> **EXERCISE OBJECTIVE**:
Write out each line word for word. Drop pictures.

> **COLLECTED MATERIAL**:
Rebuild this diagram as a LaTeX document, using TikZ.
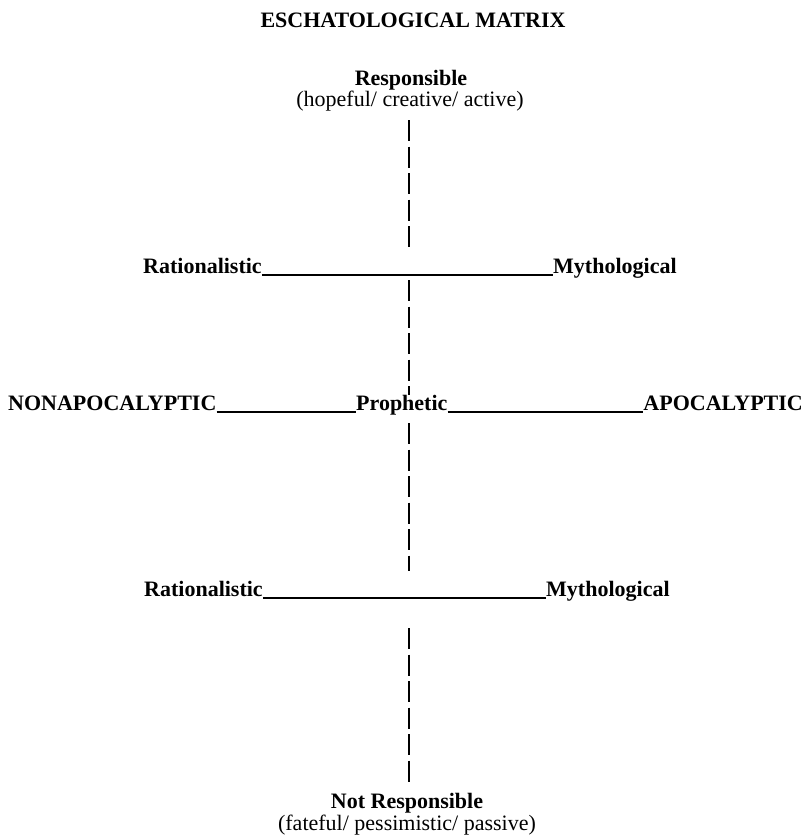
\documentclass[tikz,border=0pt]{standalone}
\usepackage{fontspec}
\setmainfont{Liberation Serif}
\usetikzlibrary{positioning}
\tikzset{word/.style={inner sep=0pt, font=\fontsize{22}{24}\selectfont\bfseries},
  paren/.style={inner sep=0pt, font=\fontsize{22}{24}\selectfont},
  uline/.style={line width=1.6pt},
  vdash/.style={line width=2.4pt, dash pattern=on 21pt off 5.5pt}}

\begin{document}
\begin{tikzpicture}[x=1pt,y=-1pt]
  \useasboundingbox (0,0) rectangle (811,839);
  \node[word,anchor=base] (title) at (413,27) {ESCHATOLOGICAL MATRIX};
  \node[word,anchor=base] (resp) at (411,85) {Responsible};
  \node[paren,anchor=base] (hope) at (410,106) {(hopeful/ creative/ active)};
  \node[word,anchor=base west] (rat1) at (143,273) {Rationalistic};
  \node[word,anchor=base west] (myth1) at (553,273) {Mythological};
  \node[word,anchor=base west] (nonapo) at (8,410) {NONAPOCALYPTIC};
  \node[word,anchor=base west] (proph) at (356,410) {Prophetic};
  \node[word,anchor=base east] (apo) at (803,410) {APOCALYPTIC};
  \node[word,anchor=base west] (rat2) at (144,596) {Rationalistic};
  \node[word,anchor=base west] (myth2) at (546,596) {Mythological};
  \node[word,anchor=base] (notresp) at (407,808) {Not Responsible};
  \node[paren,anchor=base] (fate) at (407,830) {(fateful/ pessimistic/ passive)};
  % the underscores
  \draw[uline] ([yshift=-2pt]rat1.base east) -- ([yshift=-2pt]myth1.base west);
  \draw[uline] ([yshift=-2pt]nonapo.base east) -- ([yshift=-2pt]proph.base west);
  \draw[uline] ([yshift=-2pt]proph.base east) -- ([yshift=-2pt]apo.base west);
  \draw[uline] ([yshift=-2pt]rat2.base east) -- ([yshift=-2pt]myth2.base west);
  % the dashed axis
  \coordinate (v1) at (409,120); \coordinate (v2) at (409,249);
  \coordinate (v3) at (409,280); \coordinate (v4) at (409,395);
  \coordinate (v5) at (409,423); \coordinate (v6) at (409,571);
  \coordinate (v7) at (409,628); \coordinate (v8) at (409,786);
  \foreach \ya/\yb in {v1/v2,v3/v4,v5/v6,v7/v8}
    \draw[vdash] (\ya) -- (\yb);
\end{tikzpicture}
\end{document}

> **FINAL RESULT**:
Rebuild this diagram as a LaTeX document, using TikZ.
\documentclass[tikz,border=0pt]{standalone}
\usepackage{fontspec}
\setmainfont{Liberation Serif}
\usetikzlibrary{positioning}
\tikzset{word/.style={inner sep=0pt, font=\fontsize{22}{24}\selectfont\bfseries},
  paren/.style={inner sep=0pt, font=\fontsize{22}{24}\selectfont},
  uline/.style={line width=1.6pt},
  vdash/.style={line width=2.4pt, dash pattern=on 21pt off 5.5pt}}

\begin{document}
\begin{tikzpicture}[x=1pt,y=-1pt]
  \useasboundingbox (0,0) rectangle (811,839);
  \node[word,anchor=base] (title) at (413,27) {ESCHATOLOGICAL MATRIX};
  \node[word,anchor=base] (resp) at (411,85) {Responsible};
  \node[paren,anchor=base] (hope) at (410,106) {(hopeful/ creative/ active)};
  \node[word,anchor=base west] (rat1) at (143,273) {Rationalistic};
  \node[word,anchor=base west] (myth1) at (553,273) {Mythological};
  \node[word,anchor=base west] (nonapo) at (8,410) {NONAPOCALYPTIC};
  \node[word,anchor=base west] (proph) at (356,410) {Prophetic};
  \node[word,anchor=base east] (apo) at (803,410) {APOCALYPTIC};
  \node[word,anchor=base west] (rat2) at (144,596) {Rationalistic};
  \node[word,anchor=base west] (myth2) at (546,596) {Mythological};
  \node[word,anchor=base] (notresp) at (407,808) {Not Responsible};
  \node[paren,anchor=base] (fate) at (407,830) {(fateful/ pessimistic/ passive)};
  % the underscores
  \draw[uline] ([yshift=-2pt]rat1.base east) -- ([yshift=-2pt]myth1.base west);
  \draw[uline] ([yshift=-2pt]nonapo.base east) -- ([yshift=-2pt]proph.base west);
  \draw[uline] ([yshift=-2pt]proph.base east) -- ([yshift=-2pt]apo.base west);
  \draw[uline] ([yshift=-2pt]rat2.base east) -- ([yshift=-2pt]myth2.base west);
  % the dashed axis
  \coordinate (v1) at (409,120); \coordinate (v2) at (409,249);
  \coordinate (v3) at (409,280); \coordinate (v4) at (409,395);
  \coordinate (v5) at (409,423); \coordinate (v6) at (409,571);
  \coordinate (v7) at (409,628); \coordinate (v8) at (409,786);
  \foreach \ya/\yb in {v1/v2,v3/v4,v5/v6,v7/v8}
    \draw[vdash] (\ya) -- (\yb);
\end{tikzpicture}
\end{document}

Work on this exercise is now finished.